The United Nations International Children Education Fund (UNICEF) monday raised the alarm that the North-east geopolitical region which has always remained educationally backward may be further drawn back into the woods by the recent Boko Haram siege.
The alarm coincided with the admittance by the federal government that the abduction of the female students of Government Secondary School, Chibok, Borno State, has drawn the nation back on its efforts and strategies to promote the girl-child education and balance the gender gap in education.
UNICEF said recent indications showed that the region, which had been on top of the nation’s out-of-school table, had moved further down the league and needs immediate intervention to get back on track.
Addressing journalists at this year’s Day of the African Child with the theme: ‘A child friendly, quality, free and compulsory education for all children in Africa,’ in Bauchi, the organisation’s Planning Monitoring and Evaluation Specialist, Dr. Danjuma Almustafa, who stood in for Dr. Abdulai Kaikai, the Chief of Field Office, UNICEF Bauchi, said statistics showed that Nigeria has 10.5 million children out of school – the highest number in the world.
He lamented that almost one of three primary school children was out of school, and roughly one of four junior secondary school children was out of school.
Almustafa further decried that nearly 6.3 million or 60 per cent, of the 10.5 million Nigerian children who out of school children live in the northern part of the country.
He said: “Even when enrolled, hundreds of children – especially girls – are not showing up for class. Although girls’ primary school attendance has generally been improving, this has not been the case for girls from the poorest households.
“Rural areas are disadvantaged almost everywhere in the country. Moreover, wealth and socio-economic status confer a definite advantage in terms of enrolment, attendance and completion.”
He said: “Prior to 2011, most attacks on schools in the North had targeted infrastructure and were carried out at night when schools were empty. However, since 2012, teachers and school students are increasingly targeted by militants, resulting in killings, abductions and threats.
“Many schools were bombed, set on fire or attacked by militants in the North – and increasingly militants turned their attention to students and teachers, according to the ‘Global Coalition to Protect Education from Attack in 2013.’
“Dozens of school teachers were murdered, and universities experienced heavy casualties by gunmen firing indiscriminately and in some cases, using bombs.”
He added that: “From January to July 2013, more than 50 schools were attacked and partially destroyed or burned down, most of them in Borno State and few in neighbouring Yobe State, according to Amnesty International.”
“Additionally, the Borno State Ministry of Education estimated that 15,000 children in the state stopped attending classes between February and May as a result of attacks.
Meanwhile, the Minister of Women Affairs and Social Development, Hajiya Zainab Maina, has admitted that the abduction of the Chibok schoolgirls has drawn the nation back on efforts and strategies to promote the child education.
Maina, while speaking yesterday at the commemoration of the Day of the African Child in Abuja, gave the assurance that the federal government was working to ensure that the girls are safely returned to their parents.
Represented by the Director of Legal Affairs in the ministry, Mrs.
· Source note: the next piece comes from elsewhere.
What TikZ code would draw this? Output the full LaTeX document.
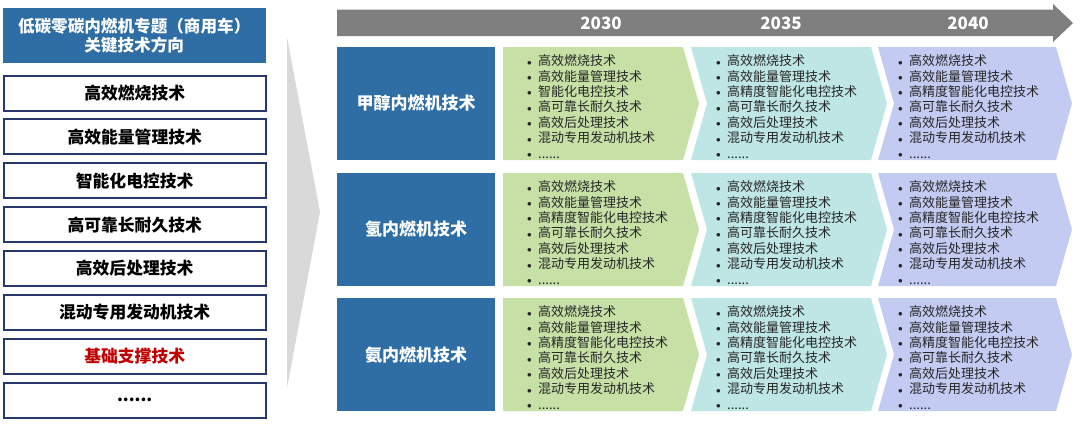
\documentclass[tikz,border=0pt]{standalone}
\usepackage{fontspec}
\setmainfont{Noto Sans CJK SC}

\definecolor{titleblue}{RGB}{46,110,165}
\definecolor{boxnavy}{RGB}{40,56,110}
\definecolor{arrowgray}{RGB}{127,127,127}
\definecolor{wedgegray}{RGB}{217,217,217}
\definecolor{stagegreen}{RGB}{198,224,166}
\definecolor{stagecyan}{RGB}{190,230,228}
\definecolor{stagelav}{RGB}{196,203,243}
\definecolor{basered}{RGB}{192,0,0}

\newcommand{\itm}{\makebox[11pt][l]{\raisebox{0.6pt}{$\scriptstyle\bullet$}}}
\newcommand{\techlistA}{\itm 高效燃烧技术\\ \itm 高效能量管理技术\\ \itm 智能化电控技术\\ \itm 高可靠长耐久技术\\ \itm 高效后处理技术\\ \itm 混动专用发动机技术\\ \itm ......}
\newcommand{\techlistB}{\itm 高效燃烧技术\\ \itm 高效能量管理技术\\ \itm 高精度智能化电控技术\\ \itm 高可靠长耐久技术\\ \itm 高效后处理技术\\ \itm 混动专用发动机技术\\ \itm ......}

\begin{document}
\begin{tikzpicture}[x=1pt,y=-1pt,
  headbox/.style={rectangle,fill=titleblue,minimum width=263pt,minimum height=55pt,inner sep=0pt,text=white,align=center,font=\fontsize{16.6}{18.5}\selectfont\bfseries},
  techbox/.style={rectangle,draw=boxnavy,line width=2pt,minimum width=262pt,minimum height=35pt,inner sep=0pt,font=\fontsize{16.8}{18}\selectfont\bfseries},
  fuelbox/.style={rectangle,fill=titleblue,minimum width=158pt,minimum height=113pt,inner sep=0pt,text=white,font=\fontsize{17}{18}\selectfont\bfseries},
  yearlabel/.style={text=white,inner sep=0pt,font=\fontsize{17}{18}\selectfont\bfseries},
  stagetext/.style={anchor=west,inner sep=0pt,align=left,text=black!85,font=\fontsize{13}{15.4}\selectfont}]
\useasboundingbox (0,0) rectangle (1080,424);

% left column
\path (134.2,35.5) node[headbox] (head) {低碳零碳内燃机专题（商用车）\\关键技术方向};
\path (134.7,93) node[techbox] (t1) {高效燃烧技术};
\path (134.7,136.9) node[techbox] (t2) {高效能量管理技术};
\path (134.7,180.7) node[techbox] (t3) {智能化电控技术};
\path (134.7,224.6) node[techbox] (t4) {高可靠长耐久技术};
\path (134.7,268.4) node[techbox] (t5) {高效后处理技术};
\path (134.7,312.3) node[techbox] (t6) {混动专用发动机技术};
\path (134.7,356.1) node[techbox,text=basered] (t7) {基础支撑技术};
\path (134.7,400) node[techbox] (t8) {......};

% gray wedge
\fill[wedgegray] (287,37) -- (320,212) -- (287,388) -- cycle;

% time arrow
\fill[arrowgray] (337,9.5) -- (1053,9.5) -- (1053,4) -- (1073,23) -- (1053,42) -- (1053,36) -- (337,36) -- cycle;
\path (601,23) node[yearlabel] (y2030) {2030};
\path (781,23) node[yearlabel] (y2035) {2035};
\path (968,23) node[yearlabel] (y2040) {2040};

% methanol
\path (416,103.5) node[fuelbox] (meth) {甲醇内燃机技术};
\fill[stagegreen] (503,47) -- (683,47) -- (699,103.5) -- (683,160) -- (503,160) -- cycle;
\fill[stagecyan] (691,47) -- (871,47) -- (887,103.5) -- (871,160) -- (691,160) -- (707,103.5) -- cycle;
\fill[stagelav] (878,47) -- (1056,47) -- (1072,103.5) -- (1056,160) -- (878,160) -- (894,103.5) -- cycle;
\path (527,106.5) node[stagetext] (meth30) {\techlistA};
\path (716,106.5) node[stagetext] (meth35) {\techlistB};
\path (898,106.5) node[stagetext] (meth40) {\techlistB};

% hydrogen
\path (416,229.5) node[fuelbox] (hydr) {氢内燃机技术};
\fill[stagegreen] (503,173) -- (683,173) -- (699,229.5) -- (683,286) -- (503,286) -- cycle;
\fill[stagecyan] (691,173) -- (871,173) -- (887,229.5) -- (871,286) -- (691,286) -- (707,229.5) -- cycle;
\fill[stagelav] (878,173) -- (1056,173) -- (1072,229.5) -- (1056,286) -- (878,286) -- (894,229.5) -- cycle;
\path (527,232.5) node[stagetext] (hydr30) {\techlistB};
\path (716,232.5) node[stagetext] (hydr35) {\techlistB};
\path (898,232.5) node[stagetext] (hydr40) {\techlistB};

% ammonia
\path (416,354.5) node[fuelbox] (ammo) {氨内燃机技术};
\fill[stagegreen] (503,298) -- (683,298) -- (699,354.5) -- (683,411) -- (503,411) -- cycle;
\fill[stagecyan] (691,298) -- (871,298) -- (887,354.5) -- (871,411) -- (691,411) -- (707,354.5) -- cycle;
\fill[stagelav] (878,298) -- (1056,298) -- (1072,354.5) -- (1056,411) -- (878,411) -- (894,354.5) -- cycle;
\path (527,357.5) node[stagetext] (ammo30) {\techlistB};
\path (716,357.5) node[stagetext] (ammo35) {\techlistB};
\path (898,357.5) node[stagetext] (ammo40) {\techlistB};
\end{tikzpicture}
\end{document}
Victoria Eze-Igwe, the minister also noted that governments at all levels were putting security measures in place to ensure the adequate protection of children in their schools to forestall future occurrence.
“…Working on a comprehensive psycho-social support, trauma management, counselling and empowerment for parents and the girls when they return. This is because most of the victims and their families are psychologically traumatised and need counselling and support to be re-integrated and to return to school,” she said.
Maina added that girl-child education would continue to be accorded priority attention to reduce the incidence of early marriage and its attendant complications such as Vesico Vagina Fistula (VVF), and maternal and infant mortality rates.
The celebration of the Day of the African Child, she said, offered the opportunity to reflect on the current realities of children in Africa and to collectively commit to those responsibilities and actions that will remove the obstacles that stand between African children and the
realisation of their rights.
She added that the theme of the programme: ‘A child friendly, quality, free and compulsory education for all children in Africa,’ was apt for African and Nigerian children in particular who are facing acts of violence in a bid to access quality education.
The Day of the African Child is marked on June 16 annually in memory of the massacre of children by then apartheid South African authorities in Soweto in 1976, for protesting the implementation of apartheid inspired education.